_Exercise goal_
The data below should be printed in full, exactly, and without any of its images.

_Dataset section_
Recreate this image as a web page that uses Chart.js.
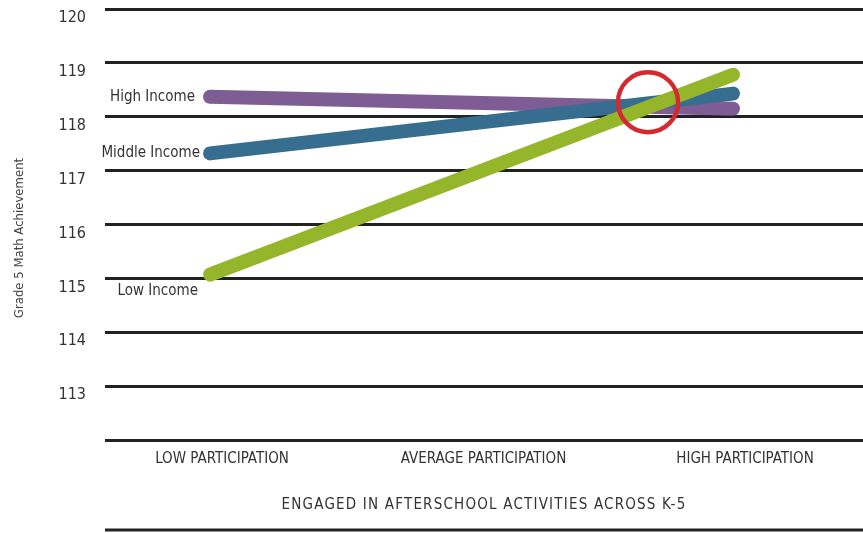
<!DOCTYPE html>
<html>
<head>
<meta charset="utf-8">
<script src="https://cdn.jsdelivr.net/npm/chart.js@4"></script>
<style>
  html, body { margin: 0; padding: 0; background: #fff; }
  #wrap { width: 863px; height: 533px; }
</style>
</head>
<body>
<div id="wrap"><canvas id="c" width="863" height="533"></canvas></div>
<script>
// ---- data ----
const categories = ['LOW PARTICIPATION', 'AVERAGE PARTICIPATION', 'HIGH PARTICIPATION'];
const seriesNames = ['High Income', 'Middle Income', 'Low Income'];
const highIncome = [118.37, null, 118.15];
const middleIncome = [117.32, null, 118.43];
const lowIncome = [115.07, null, 118.78];
const yTickValues = [112, 113, 114, 115, 116, 117, 118, 119, 120];
const highlightPoint = [{ x: 1.675, y: 118.27 }];
const yTitle = 'Grade 5 Math Achievement';
const xTitle = 'ENGAGED IN AFTERSCHOOL ACTIVITIES ACROSS K-5';

const FONT = '"Liberation Sans Narrow", "DejaVu Sans Condensed", "Roboto Condensed", sans-serif';

function toPoints(values) {
  return values.map((v, i) => ({ x: i, y: v })).filter(p => p.y !== null);
}

const labelPlugin = {
  id: 'labels',
  afterDatasetsDraw(chart) {
    const ctx = chart.ctx;
    ctx.save();
    ctx.font = '15px ' + FONT;
    ctx.fillStyle = '#333';
    ctx.textAlign = 'right';
    ctx.textBaseline = 'middle';
    const offsets = [{ dx: -15, dy: 0 }, { dx: -10, dy: 0 }, { dx: -12, dy: 17 }];
    seriesNames.forEach((name, i) => {
      const meta = chart.getDatasetMeta(i + 1);
      const pt = meta.data[0];
      if (!pt) return;
      ctx.fillText(name, pt.x + offsets[i].dx, pt.y + offsets[i].dy);
    });
    ctx.restore();
  },
  afterDraw(chart) {
    const ctx = chart.ctx;
    const area = chart.chartArea;
    ctx.save();
    // bottom rule
    ctx.strokeStyle = '#222';
    ctx.lineWidth = 3;
    ctx.beginPath();
    ctx.moveTo(area.left, 530);
    ctx.lineTo(chart.width, 530);
    ctx.stroke();
    // y title
    ctx.fillStyle = '#444';
    ctx.font = '13px ' + FONT;
    ctx.textAlign = 'center';
    ctx.textBaseline = 'middle';
    ctx.translate(20, 238);
    ctx.rotate(-Math.PI / 2);
    ctx.fillText(yTitle, 0, 0);
    ctx.restore();
    // x title
    ctx.save();
    ctx.fillStyle = '#333';
    ctx.font = '15px ' + FONT;
    ctx.textAlign = 'center';
    ctx.textBaseline = 'middle';
    if ('letterSpacing' in ctx) ctx.letterSpacing = '1.2px';
    ctx.fillText(xTitle, (area.left + area.right) / 2, 505);
    ctx.restore();
  }
};

new Chart(document.getElementById('c'), {
  type: 'line',
  data: {
    datasets: [
      {
        label: 'highlight',
        data: highlightPoint,
        showLine: false,
        pointRadius: 30,
        pointHoverRadius: 30,
        pointBorderWidth: 4.5,
        pointBorderColor: '#d42a2f',
        pointBackgroundColor: 'rgba(0,0,0,0)'
      },
      {
        label: seriesNames[0],
        data: toPoints(highIncome),
        borderColor: '#7e5c94',
        borderWidth: 14,
        borderCapStyle: 'round',
        pointRadius: 0
      },
      {
        label: seriesNames[1],
        data: toPoints(middleIncome),
        borderColor: '#376e8f',
        borderWidth: 14,
        borderCapStyle: 'round',
        pointRadius: 0
      },
      {
        label: seriesNames[2],
        data: toPoints(lowIncome),
        borderColor: '#95b52b',
        borderWidth: 14,
        borderCapStyle: 'round',
        pointRadius: 0
      }
    ].map((d, i) => Object.assign(d, { order: i === 0 ? 0 : 4 - i }))
  },
  options: {
    responsive: false,
    animation: false,
    events: [],
    layout: { autoPadding: false, padding: { top: 9, right: 0, left: 0, bottom: 0 } },
    plugins: { legend: { display: false }, tooltip: { enabled: false } },
    scales: {
      x: {
        type: 'linear',
        min: -0.4015,
        max: 2.497,
        afterBuildTicks: s => { s.ticks = categories.map((c, i) => ({ value: i })); },
        afterFit: s => { s.height = 93; s.paddingLeft = 0; s.paddingRight = 0; },
        grid: { display: false, drawTicks: false },
        border: { display: false },
        ticks: {
          callback: v => categories[v] || '',
          color: '#333',
          font: { family: FONT, size: 15 },
          padding: 10,
          labelOffset: 12,
          maxRotation: 0,
          autoSkip: false
        }
      },
      y: {
        min: 112,
        max: 120,
        afterBuildTicks: s => { s.ticks = yTickValues.map(v => ({ value: v })); },
        afterFit: s => { s.width = 105; s.paddingTop = 0; s.paddingBottom = 0; },
        grid: { color: '#222', lineWidth: 3, drawTicks: false },
        border: { display: false },
        ticks: {
          callback: v => (v === 112 ? '' : String(v)),
          color: '#333',
          font: { family: FONT, size: 16 },
          padding: 19,
          labelOffset: 9
        }
      }
    }
  },
  plugins: [labelPlugin]
});
</script>
</body>
</html>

_Finished exercise_
Recreate this image as a web page that uses Chart.js.
<!DOCTYPE html>
<html>
<head>
<meta charset="utf-8">
<script src="https://cdn.jsdelivr.net/npm/chart.js@4"></script>
<style>
  html, body { margin: 0; padding: 0; background: #fff; }
  #wrap { width: 863px; height: 533px; }
</style>
</head>
<body>
<div id="wrap"><canvas id="c" width="863" height="533"></canvas></div>
<script>
// ---- data ----
const categories = ['LOW PARTICIPATION', 'AVERAGE PARTICIPATION', 'HIGH PARTICIPATION'];
const seriesNames = ['High Income', 'Middle Income', 'Low Income'];
const highIncome = [118.37, null, 118.15];
const middleIncome = [117.32, null, 118.43];
const lowIncome = [115.07, null, 118.78];
const yTickValues = [112, 113, 114, 115, 116, 117, 118, 119, 120];
const highlightPoint = [{ x: 1.675, y: 118.27 }];
const yTitle = 'Grade 5 Math Achievement';
const xTitle = 'ENGAGED IN AFTERSCHOOL ACTIVITIES ACROSS K-5';

const FONT = '"Liberation Sans Narrow", "DejaVu Sans Condensed", "Roboto Condensed", sans-serif';

function toPoints(values) {
  return values.map((v, i) => ({ x: i, y: v })).filter(p => p.y !== null);
}

const labelPlugin = {
  id: 'labels',
  afterDatasetsDraw(chart) {
    const ctx = chart.ctx;
    ctx.save();
    ctx.font = '15px ' + FONT;
    ctx.fillStyle = '#333';
    ctx.textAlign = 'right';
    ctx.textBaseline = 'middle';
    const offsets = [{ dx: -15, dy: 0 }, { dx: -10, dy: 0 }, { dx: -12, dy: 17 }];
    seriesNames.forEach((name, i) => {
      const meta = chart.getDatasetMeta(i + 1);
      const pt = meta.data[0];
      if (!pt) return;
      ctx.fillText(name, pt.x + offsets[i].dx, pt.y + offsets[i].dy);
    });
    ctx.restore();
  },
  afterDraw(chart) {
    const ctx = chart.ctx;
    const area = chart.chartArea;
    ctx.save();
    // bottom rule
    ctx.strokeStyle = '#222';
    ctx.lineWidth = 3;
    ctx.beginPath();
    ctx.moveTo(area.left, 530);
    ctx.lineTo(chart.width, 530);
    ctx.stroke();
    // y title
    ctx.fillStyle = '#444';
    ctx.font = '13px ' + FONT;
    ctx.textAlign = 'center';
    ctx.textBaseline = 'middle';
    ctx.translate(20, 238);
    ctx.rotate(-Math.PI / 2);
    ctx.fillText(yTitle, 0, 0);
    ctx.restore();
    // x title
    ctx.save();
    ctx.fillStyle = '#333';
    ctx.font = '15px ' + FONT;
    ctx.textAlign = 'center';
    ctx.textBaseline = 'middle';
    if ('letterSpacing' in ctx) ctx.letterSpacing = '1.2px';
    ctx.fillText(xTitle, (area.left + area.right) / 2, 505);
    ctx.restore();
  }
};

new Chart(document.getElementById('c'), {
  type: 'line',
  data: {
    datasets: [
      {
        label: 'highlight',
        data: highlightPoint,
        showLine: false,
        pointRadius: 30,
        pointHoverRadius: 30,
        pointBorderWidth: 4.5,
        pointBorderColor: '#d42a2f',
        pointBackgroundColor: 'rgba(0,0,0,0)'
      },
      {
        label: seriesNames[0],
        data: toPoints(highIncome),
        borderColor: '#7e5c94',
        borderWidth: 14,
        borderCapStyle: 'round',
        pointRadius: 0
      },
      {
        label: seriesNames[1],
        data: toPoints(middleIncome),
        borderColor: '#376e8f',
        borderWidth: 14,
        borderCapStyle: 'round',
        pointRadius: 0
      },
      {
        label: seriesNames[2],
        data: toPoints(lowIncome),
        borderColor: '#95b52b',
        borderWidth: 14,
        borderCapStyle: 'round',
        pointRadius: 0
      }
    ].map((d, i) => Object.assign(d, { order: i === 0 ? 0 : 4 - i }))
  },
  options: {
    responsive: false,
    animation: false,
    events: [],
    layout: { autoPadding: false, padding: { top: 9, right: 0, left: 0, bottom: 0 } },
    plugins: { legend: { display: false }, tooltip: { enabled: false } },
    scales: {
      x: {
        type: 'linear',
        min: -0.4015,
        max: 2.497,
        afterBuildTicks: s => { s.ticks = categories.map((c, i) => ({ value: i })); },
        afterFit: s => { s.height = 93; s.paddingLeft = 0; s.paddingRight = 0; },
        grid: { display: false, drawTicks: false },
        border: { display: false },
        ticks: {
          callback: v => categories[v] || '',
          color: '#333',
          font: { family: FONT, size: 15 },
          padding: 10,
          labelOffset: 12,
          maxRotation: 0,
          autoSkip: false
        }
      },
      y: {
        min: 112,
        max: 120,
        afterBuildTicks: s => { s.ticks = yTickValues.map(v => ({ value: v })); },
        afterFit: s => { s.width = 105; s.paddingTop = 0; s.paddingBottom = 0; },
        grid: { color: '#222', lineWidth: 3, drawTicks: false },
        border: { display: false },
        ticks: {
          callback: v => (v === 112 ? '' : String(v)),
          color: '#333',
          font: { family: FONT, size: 16 },
          padding: 19,
          labelOffset: 9
        }
      }
    }
  },
  plugins: [labelPlugin]
});
</script>
</body>
</html>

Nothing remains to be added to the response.